Not only can subplots help us fit graphs nicely onto a page, the arrangement of graphs in a subplot can also be used as a tool to make a clearer visual argument.

  • Side-by-side charts allow us to quickly compare y-axis (vertical) changes. This is often the best presentation for direct comparisons of similar charts, especially when the x-axis is consistent.

  • Stacked charts allow for easy comparison of changes on the x-axis (horizontal).

  • A tiled grid creates a setup known as “small multiples”. This is ideal for showing a pattern between multiple visualizations, or emphasizing one visualization in the context of others.

With any setup, we should keep the scale and axis-bounds the same whenever possible so that the graphs can be compared directly. If that’s not possible, we need to make sure the viewer knows what’s being changed between each graph. Graphs can become confusing or even misleading if the scale, axes, or units are changed without explicit notice. Titles, annotations, or axis-labels are good places to put this information.

To make these subplot arrangements, we use the plt.subplot() function, which takes parameters for row, column, and index (i.e. position in the grid). For example, the code below makes a grid with 4 rows and 2 columns (so, 8 squares), and will “select” the sixth square in the grid:

plt.subplot(4, 2, 6) ## code for plot #6 goes here

Diagram of a subplot code.

Let’s put some of these to work on our dataset now. Again, we’ll load the tree inventory dataset, and subsets of relevant information. This time, the trees are subsetted by forest type: PF (primary forest), SF (secondary forest), and SLF (selectively logged forest). We’ll use multiple vertical bar charts to compare the counts of the most common trees in each forest type. Our goal for the next few visualizations is to better understand biodiversity in the three different types of forest.

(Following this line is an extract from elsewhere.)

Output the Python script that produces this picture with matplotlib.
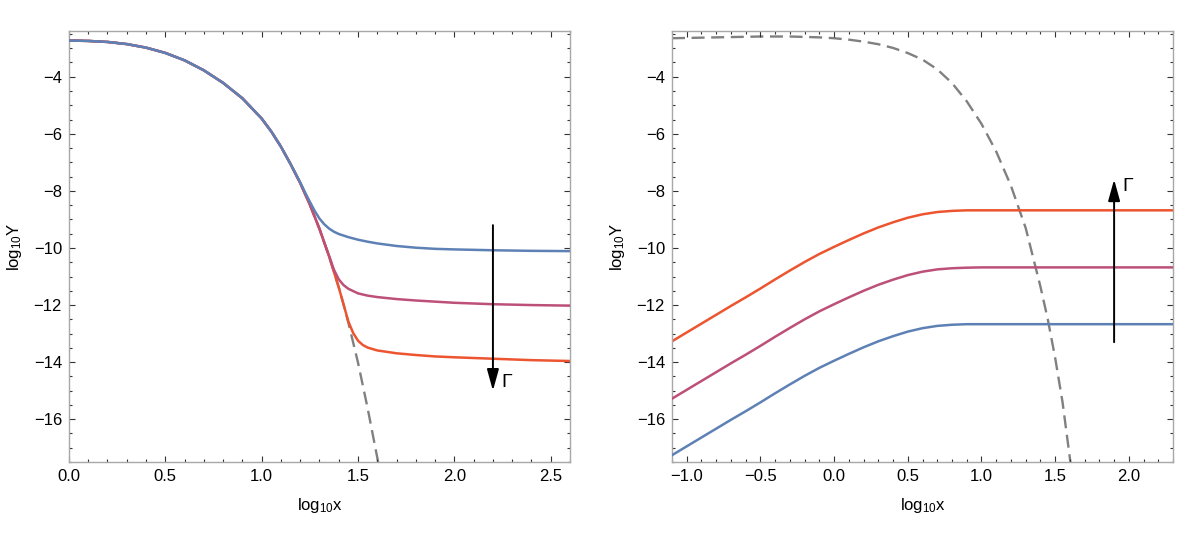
import matplotlib
matplotlib.use('Agg')
import matplotlib.pyplot as plt
from matplotlib.ticker import MultipleLocator, FuncFormatter

plt.rcParams['font.family'] = ['Liberation Sans', 'DejaVu Sans']
plt.rcParams['mathtext.default'] = 'regular'

# ---------------- data ----------------
# left panel: common decaying curve (gray dashed)
left_base_x = [0.0, 0.1, 0.2, 0.3, 0.4, 0.5, 0.6, 0.7, 0.8, 0.9, 1.0, 1.05, 1.1, 1.15,
               1.2, 1.25, 1.3, 1.35, 1.4, 1.425, 1.45, 1.5, 1.55, 1.6, 1.62]
left_base_y = [-2.73, -2.745, -2.78, -2.855, -2.98, -3.165, -3.425, -3.775, -4.215, -4.755, -5.465, -5.92,
               -6.45, -7.06, -7.725, -8.48, -9.33, -10.30, -11.38, -11.98, -12.62, -14.02, -15.62, -17.35, -18.05]

left_blue_x = [0.0, 0.1, 0.2, 0.3, 0.4, 0.5, 0.6, 0.7, 0.8, 0.9, 1.0, 1.05, 1.1, 1.15,
               1.2, 1.225, 1.25, 1.275, 1.3, 1.325, 1.35, 1.375, 1.4, 1.45, 1.5, 1.55, 1.6,
               1.7, 1.8, 1.9, 2.0, 2.2, 2.4, 2.6]
left_blue_y = [-2.73, -2.745, -2.78, -2.855, -2.98, -3.165, -3.425, -3.775, -4.215, -4.755, -5.465, -5.92,
               -6.45, -7.06, -7.70, -8.05, -8.38, -8.70, -8.97, -9.17, -9.32, -9.43, -9.51, -9.62, -9.71,
               -9.78, -9.84, -9.93, -9.99, -10.03, -10.05, -10.08, -10.10, -10.11]

left_mag_x = [0.0, 0.1, 0.2, 0.3, 0.4, 0.5, 0.6, 0.7, 0.8, 0.9, 1.0, 1.05, 1.1, 1.15,
              1.2, 1.25, 1.3, 1.35, 1.375, 1.4, 1.425, 1.45, 1.5, 1.55, 1.6,
              1.7, 1.8, 1.9, 2.0, 2.2, 2.4, 2.6]
left_mag_y = [-2.73, -2.745, -2.78, -2.855, -2.98, -3.165, -3.425, -3.775, -4.215, -4.755, -5.465, -5.92,
              -6.45, -7.06, -7.725, -8.48, -9.33, -10.28, -10.76, -11.10, -11.30, -11.43, -11.59, -11.67,
              -11.72, -11.79, -11.84, -11.88, -11.92, -11.97, -12.00, -12.02]

left_red_x = [0.0, 0.1, 0.2, 0.3, 0.4, 0.5, 0.6, 0.7, 0.8, 0.9, 1.0, 1.05, 1.1, 1.15,
              1.2, 1.25, 1.3, 1.35, 1.4, 1.425, 1.45, 1.475, 1.5, 1.525, 1.55, 1.6,
              1.7, 1.8, 1.9, 2.0, 2.2, 2.4, 2.6]
left_red_y = [-2.73, -2.745, -2.78, -2.855, -2.98, -3.165, -3.425, -3.775, -4.215, -4.755, -5.465, -5.92,
              -6.45, -7.06, -7.725, -8.48, -9.33, -10.30, -11.38, -11.98, -12.58, -12.98, -13.25, -13.40,
              -13.49, -13.59, -13.69, -13.75, -13.80, -13.83, -13.88, -13.93, -13.96]

# right panel
right_x = [-1.1, -1.0, -0.9, -0.8, -0.7, -0.6, -0.5, -0.4, -0.3, -0.2, -0.1, 0.0, 0.1, 0.2,
           0.3, 0.4, 0.5, 0.6, 0.7, 0.8, 0.9, 1.0, 1.5, 2.3]
right_red_y = [-13.27, -12.96, -12.65, -12.34, -12.03, -11.73, -11.42, -11.10, -10.79, -10.49, -10.21, -9.96,
               -9.72, -9.49, -9.28, -9.10, -8.94, -8.82, -8.74, -8.70, -8.68, -8.68, -8.68, -8.68]
right_mag_y = [-15.28, -14.97, -14.66, -14.35, -14.04, -13.74, -13.43, -13.11, -12.80, -12.50, -12.22, -11.97,
               -11.73, -11.50, -11.29, -11.11, -10.95, -10.83, -10.75, -10.71, -10.69, -10.68, -10.68, -10.68]
right_blue_y = [-17.26, -16.95, -16.64, -16.33, -16.02, -15.72, -15.41, -15.09, -14.78, -14.48, -14.20, -13.95,
                -13.71, -13.48, -13.27, -13.09, -12.93, -12.81, -12.73, -12.69, -12.67, -12.67, -12.67, -12.67]

right_dash_x = [-1.1, -0.9, -0.7, -0.5, -0.3, -0.1, 0.0, 0.1, 0.2, 0.3, 0.4, 0.5, 0.6, 0.7, 0.8, 0.9,
                1.0, 1.1, 1.2, 1.3, 1.4, 1.45, 1.5, 1.55, 1.6, 1.62]
right_dash_y = [-2.65, -2.63, -2.61, -2.59, -2.59, -2.62, -2.65, -2.70, -2.77, -2.86, -2.99, -3.17, -3.40,
                -3.74, -4.22, -4.86, -5.65, -6.62, -7.82, -9.30, -11.35, -12.50, -13.85, -15.40, -17.37, -18.20]

# arrows: (x, y_start, y_end)
left_arrow = (2.2, -9.2, -15.0)
right_arrow = (1.9, -13.3, -7.6)
left_gamma = (2.245, -14.7)
right_gamma = (1.955, -7.85)

xlabel = r'log$_{10}$x'
ylabel = r'log$_{10}$Y'

# ---------------- styling ----------------
BLUE = '#5E81B5'
MAG = '#BC5079'
RED = '#EC5530'
GRAY = '#808080'
FRAME = '#a8a8a8'

fig = plt.figure(figsize=(11.97, 5.36), dpi=100)
ax1 = fig.add_axes([0.0576, 0.138, 0.4186, 0.804])
ax2 = fig.add_axes([0.5614, 0.138, 0.4186, 0.804])

LW = 1.8
DASH = (0, (5.5, 2.8))

ax1.plot(left_base_x, left_base_y, color=GRAY, lw=1.7, ls=DASH, zorder=1)
ax1.plot(left_red_x, left_red_y, color=RED, lw=LW, zorder=2)
ax1.plot(left_mag_x, left_mag_y, color=MAG, lw=LW, zorder=3)
ax1.plot(left_blue_x, left_blue_y, color=BLUE, lw=LW, zorder=4)

ax2.plot(right_dash_x, right_dash_y, color=GRAY, lw=1.7, ls=DASH, zorder=1)
ax2.plot(right_x, right_red_y, color=RED, lw=LW, zorder=2)
ax2.plot(right_x, right_mag_y, color=MAG, lw=LW, zorder=3)
ax2.plot(right_x, right_blue_y, color=BLUE, lw=LW, zorder=4)

astyle = dict(arrowstyle='-|>,head_length=0.65,head_width=0.18', color='black', lw=1.4,
              mutation_scale=20, shrinkA=0, shrinkB=0)
ax1.annotate('', xy=(left_arrow[0], left_arrow[2]), xytext=(left_arrow[0], left_arrow[1]),
             arrowprops=astyle, zorder=6)
ax2.annotate('', xy=(right_arrow[0], right_arrow[2]), xytext=(right_arrow[0], right_arrow[1]),
             arrowprops=astyle, zorder=6)
ax1.text(left_gamma[0], left_gamma[1], 'Γ', fontsize=14, ha='left', va='center')
ax2.text(right_gamma[0], right_gamma[1], 'Γ', fontsize=14, ha='left', va='center')


def fmt_x(v, p):
    s = '%.1f' % abs(v)
    return ('\u2212' + s) if v < -1e-9 else s


def fmt_y(v, p):
    return ('\u2212%d' % abs(round(v))) if v < 0 else '%d' % round(v)


ax1.set_xlim(0, 2.6)
ax2.set_xlim(-1.1, 2.3)
for ax in (ax1, ax2):
    ax.set_ylim(-17.5, -2.4)
    ax.xaxis.set_major_locator(MultipleLocator(0.5))
    ax.xaxis.set_minor_locator(MultipleLocator(0.1))
    ax.yaxis.set_major_locator(MultipleLocator(2))
    ax.yaxis.set_minor_locator(MultipleLocator(0.5))
    ax.xaxis.set_major_formatter(FuncFormatter(fmt_x))
    ax.yaxis.set_major_formatter(FuncFormatter(fmt_y))
    ax.tick_params(which='both', direction='in', top=True, right=True, color='#333333',
                   labelsize=12, width=0.8)
    ax.tick_params(which='major', length=4, pad=5)
    ax.tick_params(which='minor', length=2.2)
    for s in ax.spines.values():
        s.set_color(FRAME)
        s.set_linewidth(1.0)
    ax.set_xlabel(xlabel, fontsize=12, labelpad=9)
    ax.set_ylabel(ylabel, fontsize=12, labelpad=7)

fig.savefig('out.png', dpi=100)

Run the Setup cells above to load our data, and take a few minutes to look at the subsets. Then, make 3 subplots in a 3-row by 1-column grid. Make a barplot in each subplot, plotting genus on the x-axis and counts on the y-axis for each type of forest. Add the following xlabels to each x-axis so we can keep track of which graph represents which forest: Primary Forest, Secondary Forest, and Selectively Logged Forest.

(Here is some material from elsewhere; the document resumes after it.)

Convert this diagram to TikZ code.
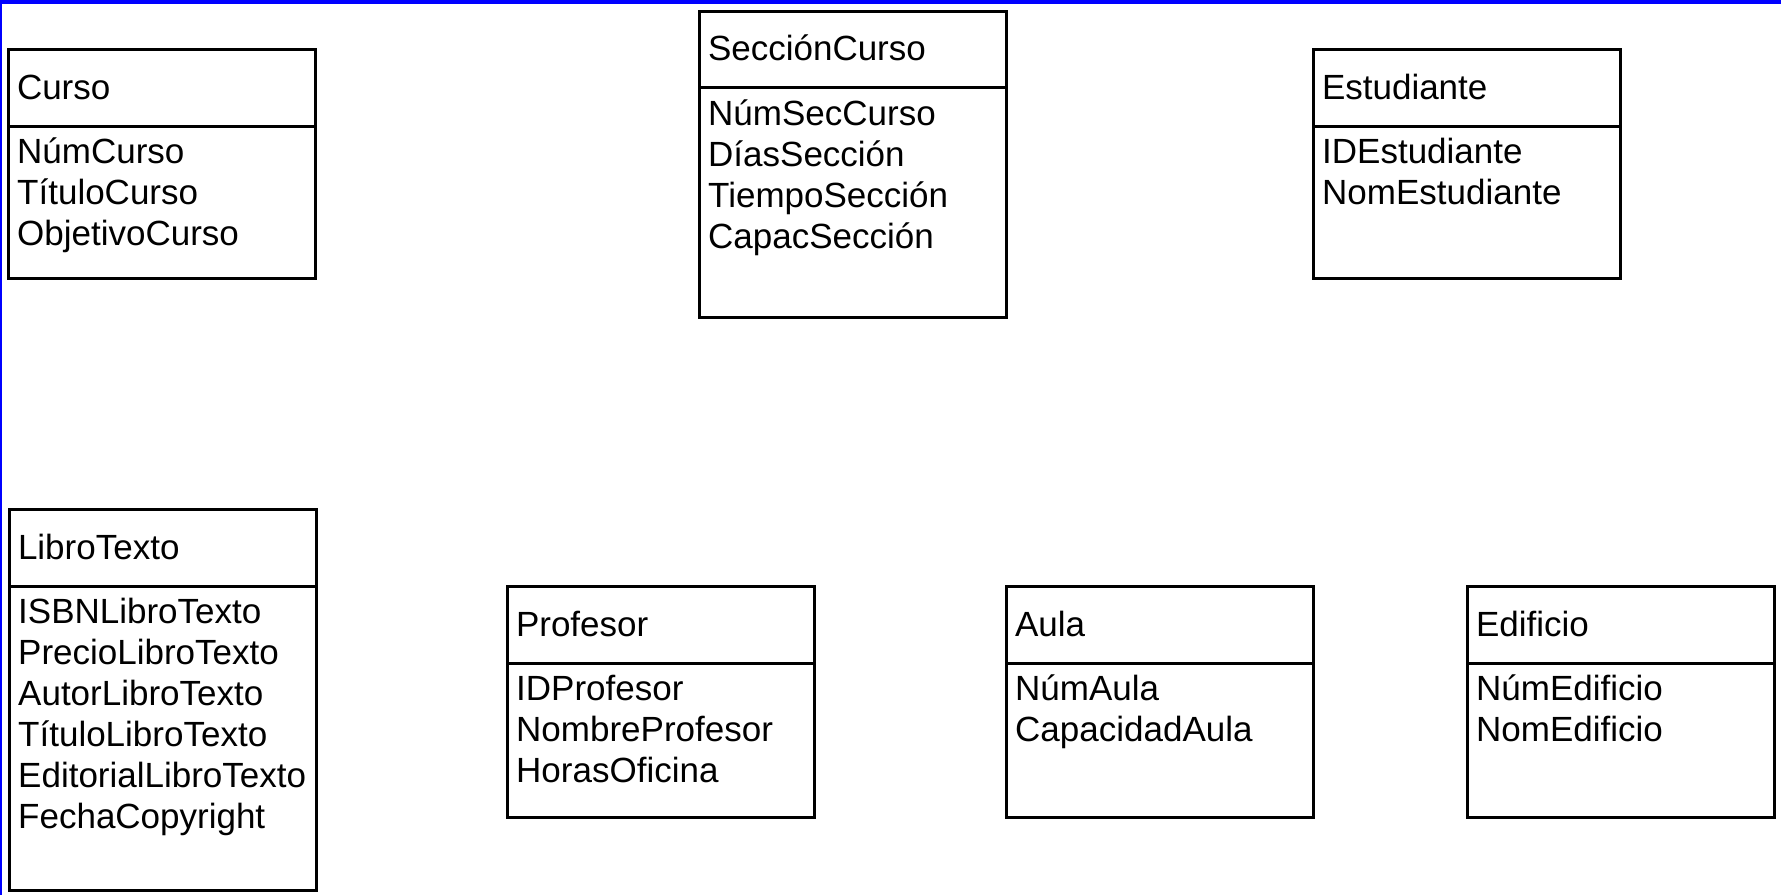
\documentclass[tikz,border=0pt]{standalone}
\usepackage{fontspec}
\setmainfont{Liberation Sans}
\usetikzlibrary{positioning}

\tikzset{
    entidad/.style={draw, line width=3pt, minimum width=307pt, outer sep=0pt, inner sep=0pt},
    cabecera/.style={entidad, minimum height=77pt, text width=289pt, align=left, text height=23pt, text depth=0pt},
    cuerpo/.style={entidad},
    atributos/.style={anchor=base west, inner sep=0pt, text width=297pt, align=left},
}

\begin{document}
\begin{tikzpicture}[x=1pt, y=-1pt, font=\fontsize{35}{41}\selectfont]
    \useasboundingbox (0,0) rectangle (1781,895);
    % blue frame on top and left
    \fill[blue] (0,0) rectangle (1781,3.7);
    \fill[blue] (0,0) rectangle (2,895);

    % top row
    \node[cabecera, anchor=north west] (curso) at (8,49) {Curso};
    \node[cuerpo, below=0pt of curso, minimum height=152pt] (cursoB) {};
    \node[atributos] (cursoA) at ([xshift=9pt,yshift=-37pt]cursoB.north west) {NúmCurso\\TítuloCurso\\ObjetivoCurso};

    \node[cabecera, anchor=north west, minimum height=76pt] (seccion) at (699,11) {SecciónCurso};
    \node[cuerpo, below=0pt of seccion, minimum height=230pt] (seccionB) {};
    \node[atributos] (seccionA) at ([xshift=9pt,yshift=-38pt]seccionB.north west) {NúmSecCurso\\DíasSección\\TiempoSección\\CapacSección};

    \node[cabecera, anchor=north west] (estudiante) at (1313,49) {Estudiante};
    \node[cuerpo, below=0pt of estudiante, minimum height=152pt] (estudianteB) {};
    \node[atributos] (estudianteA) at ([xshift=9pt,yshift=-37pt]estudianteB.north west) {IDEstudiante\\NomEstudiante};

    % bottom row
    \node[cabecera, anchor=north west] (libro) at (9,509) {LibroTexto};
    \node[cuerpo, below=0pt of libro, minimum height=304pt] (libroB) {};
    \node[atributos] (libroA) at ([xshift=9pt,yshift=-37pt]libroB.north west) {ISBNLibroTexto\\PrecioLibroTexto\\AutorLibroTexto\\TítuloLibroTexto\\EditorialLibroTexto\\FechaCopyright};

    \node[cabecera, anchor=north west] (profesor) at (507,586) {Profesor};
    \node[cuerpo, below=0pt of profesor, minimum height=154pt] (profesorB) {};
    \node[atributos] (profesorA) at ([xshift=9pt,yshift=-37pt]profesorB.north west) {IDProfesor\\NombreProfesor\\HorasOficina};

    \node[cabecera, anchor=north west] (aula) at (1006,586) {Aula};
    \node[cuerpo, below=0pt of aula, minimum height=154pt] (aulaB) {};
    \node[atributos] (aulaA) at ([xshift=9pt,yshift=-37pt]aulaB.north west) {NúmAula\\CapacidadAula};

    \node[cabecera, anchor=north west] (edificio) at (1467,586) {Edificio};
    \node[cuerpo, below=0pt of edificio, minimum height=154pt] (edificioB) {};
    \node[atributos] (edificioA) at ([xshift=9pt,yshift=-37pt]edificioB.north west) {NúmEdificio\\NomEdificio};
\end{tikzpicture}
\end{document}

Okay, that’s looking pretty hard to read right now – we’ll work on fixing up this graph throughout this exercise and the next one. To start, let’s standardize the y-axes. The counts in the Secondary Forest graph are near 100, while the other two reach only to about 70. Change the y-axes range to (0,105) for each graph using plt.ylim().


Looking better already! But do you notice that the bars are slightly wider in the middle graph? Let’s standardize the x-axis too, by setting the xlim to (-3, 105) to give a cushion on either side of the graph.


Now we have a real visual comparison going – the number of trees in the top genuses are clearly higher in Secondary Forests, but it looks like Primary and Selectively Logged Forests have more species of trees. Let’s clean it up a little more by rotating the labels. Recall that we can use matplotlib’s general function plt.xticks(), and pass in arguments for horizontal alignment, ha, and rotation. Set the horizontal alignment equal to "left" and the rotation equal to -45 degrees.